**Instruction**
From the first line of the listing below, retype each line up to and including the one with "(vO) at (O)"; pictures stay out.

* START Records to use *

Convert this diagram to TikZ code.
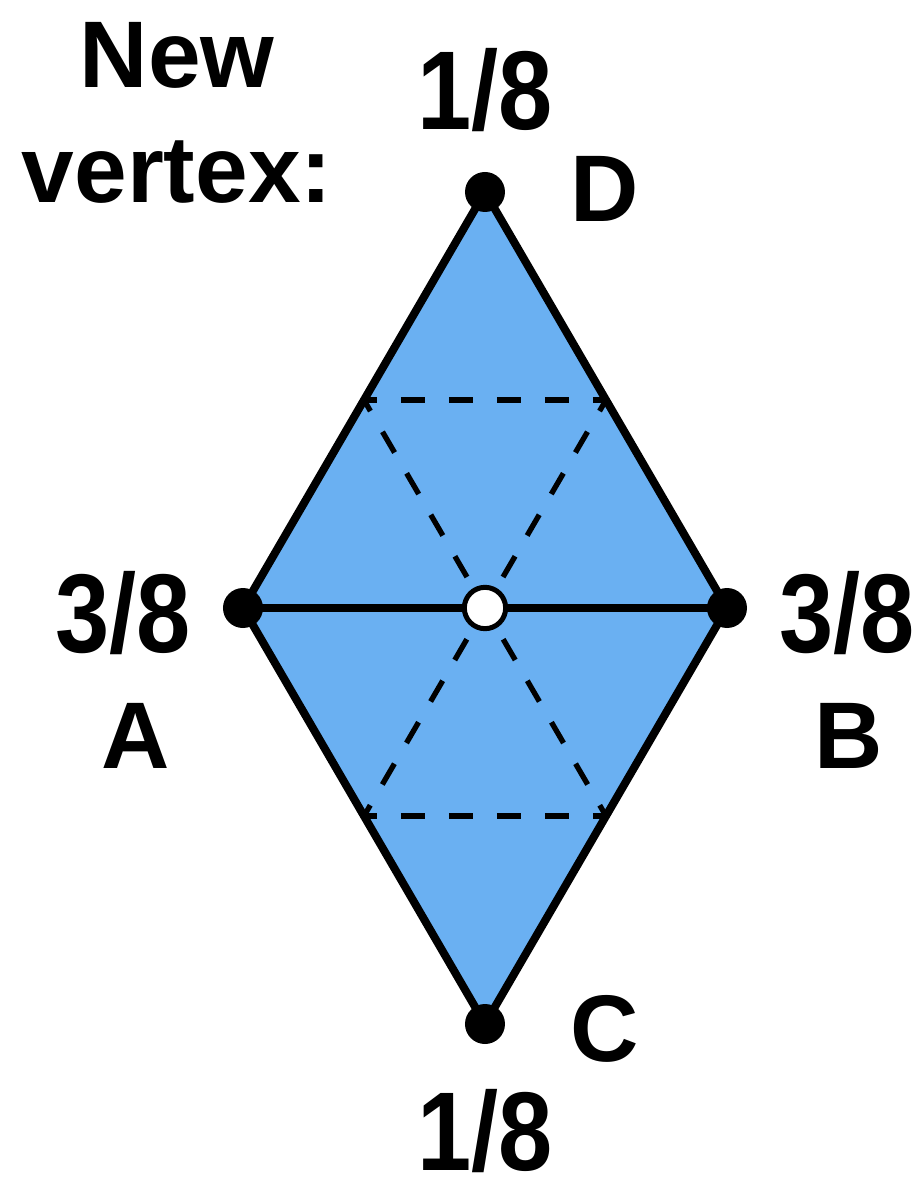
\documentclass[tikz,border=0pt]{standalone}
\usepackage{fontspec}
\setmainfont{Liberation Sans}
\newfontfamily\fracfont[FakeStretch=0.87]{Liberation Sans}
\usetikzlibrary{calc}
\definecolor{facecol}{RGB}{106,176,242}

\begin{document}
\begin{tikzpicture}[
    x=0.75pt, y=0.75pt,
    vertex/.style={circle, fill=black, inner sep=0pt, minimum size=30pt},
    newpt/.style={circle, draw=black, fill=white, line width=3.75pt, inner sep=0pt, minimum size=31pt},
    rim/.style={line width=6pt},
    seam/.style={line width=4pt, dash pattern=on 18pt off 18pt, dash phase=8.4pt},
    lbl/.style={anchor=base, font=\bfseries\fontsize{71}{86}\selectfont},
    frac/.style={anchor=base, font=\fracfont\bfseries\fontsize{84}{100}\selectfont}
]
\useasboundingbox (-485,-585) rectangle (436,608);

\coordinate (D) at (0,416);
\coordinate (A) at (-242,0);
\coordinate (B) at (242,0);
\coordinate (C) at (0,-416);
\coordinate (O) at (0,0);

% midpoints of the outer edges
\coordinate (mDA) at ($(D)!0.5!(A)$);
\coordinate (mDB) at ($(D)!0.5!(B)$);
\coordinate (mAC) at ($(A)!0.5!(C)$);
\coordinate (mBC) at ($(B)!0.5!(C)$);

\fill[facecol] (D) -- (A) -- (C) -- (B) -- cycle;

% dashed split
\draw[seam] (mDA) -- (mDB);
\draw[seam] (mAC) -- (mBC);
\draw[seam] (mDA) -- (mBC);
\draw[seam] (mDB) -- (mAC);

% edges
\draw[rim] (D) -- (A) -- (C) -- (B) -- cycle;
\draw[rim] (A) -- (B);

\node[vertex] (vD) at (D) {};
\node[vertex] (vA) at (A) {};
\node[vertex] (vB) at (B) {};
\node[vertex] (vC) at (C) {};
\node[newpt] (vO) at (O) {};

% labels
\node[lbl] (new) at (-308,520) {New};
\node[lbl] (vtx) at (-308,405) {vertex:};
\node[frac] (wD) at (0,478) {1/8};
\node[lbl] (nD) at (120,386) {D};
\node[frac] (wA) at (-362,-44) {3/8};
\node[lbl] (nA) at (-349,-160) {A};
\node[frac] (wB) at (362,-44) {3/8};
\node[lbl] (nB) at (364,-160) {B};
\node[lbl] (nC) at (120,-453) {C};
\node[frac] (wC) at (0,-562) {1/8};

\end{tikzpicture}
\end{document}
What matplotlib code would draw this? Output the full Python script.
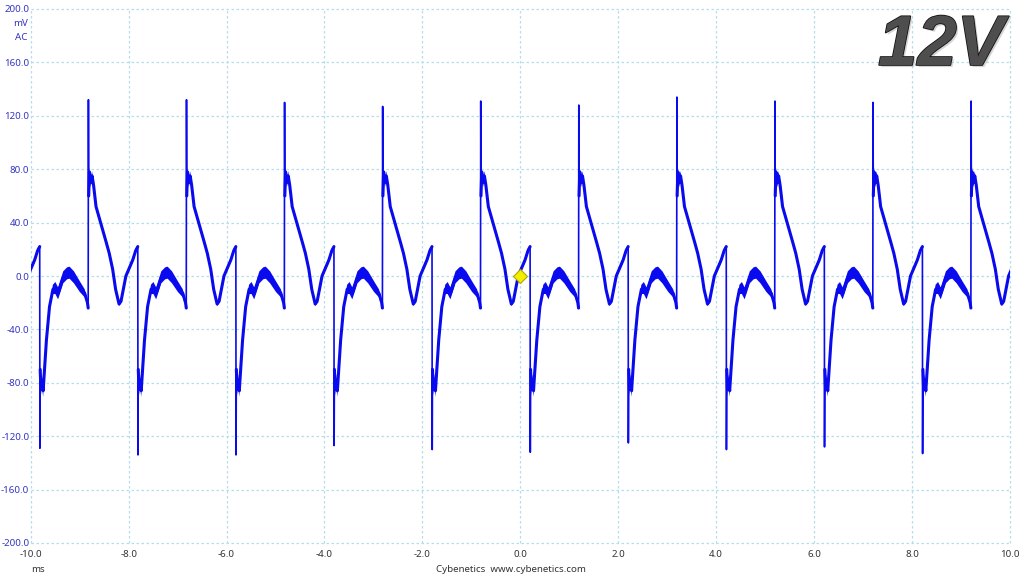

* END Records to use *

**Exercise result**
Convert this diagram to TikZ code.
\documentclass[tikz,border=0pt]{standalone}
\usepackage{fontspec}
\setmainfont{Liberation Sans}
\newfontfamily\fracfont[FakeStretch=0.87]{Liberation Sans}
\usetikzlibrary{calc}
\definecolor{facecol}{RGB}{106,176,242}

\begin{document}
\begin{tikzpicture}[
    x=0.75pt, y=0.75pt,
    vertex/.style={circle, fill=black, inner sep=0pt, minimum size=30pt},
    newpt/.style={circle, draw=black, fill=white, line width=3.75pt, inner sep=0pt, minimum size=31pt},
    rim/.style={line width=6pt},
    seam/.style={line width=4pt, dash pattern=on 18pt off 18pt, dash phase=8.4pt},
    lbl/.style={anchor=base, font=\bfseries\fontsize{71}{86}\selectfont},
    frac/.style={anchor=base, font=\fracfont\bfseries\fontsize{84}{100}\selectfont}
]
\useasboundingbox (-485,-585) rectangle (436,608);

\coordinate (D) at (0,416);
\coordinate (A) at (-242,0);
\coordinate (B) at (242,0);
\coordinate (C) at (0,-416);
\coordinate (O) at (0,0);

% midpoints of the outer edges
\coordinate (mDA) at ($(D)!0.5!(A)$);
\coordinate (mDB) at ($(D)!0.5!(B)$);
\coordinate (mAC) at ($(A)!0.5!(C)$);
\coordinate (mBC) at ($(B)!0.5!(C)$);

\fill[facecol] (D) -- (A) -- (C) -- (B) -- cycle;

% dashed split
\draw[seam] (mDA) -- (mDB);
\draw[seam] (mAC) -- (mBC);
\draw[seam] (mDA) -- (mBC);
\draw[seam] (mDB) -- (mAC);

% edges
\draw[rim] (D) -- (A) -- (C) -- (B) -- cycle;
\draw[rim] (A) -- (B);

\node[vertex] (vD) at (D) {};
\node[vertex] (vA) at (A) {};
\node[vertex] (vB) at (B) {};
\node[vertex] (vC) at (C) {};
\node[newpt] (vO) at (O) {};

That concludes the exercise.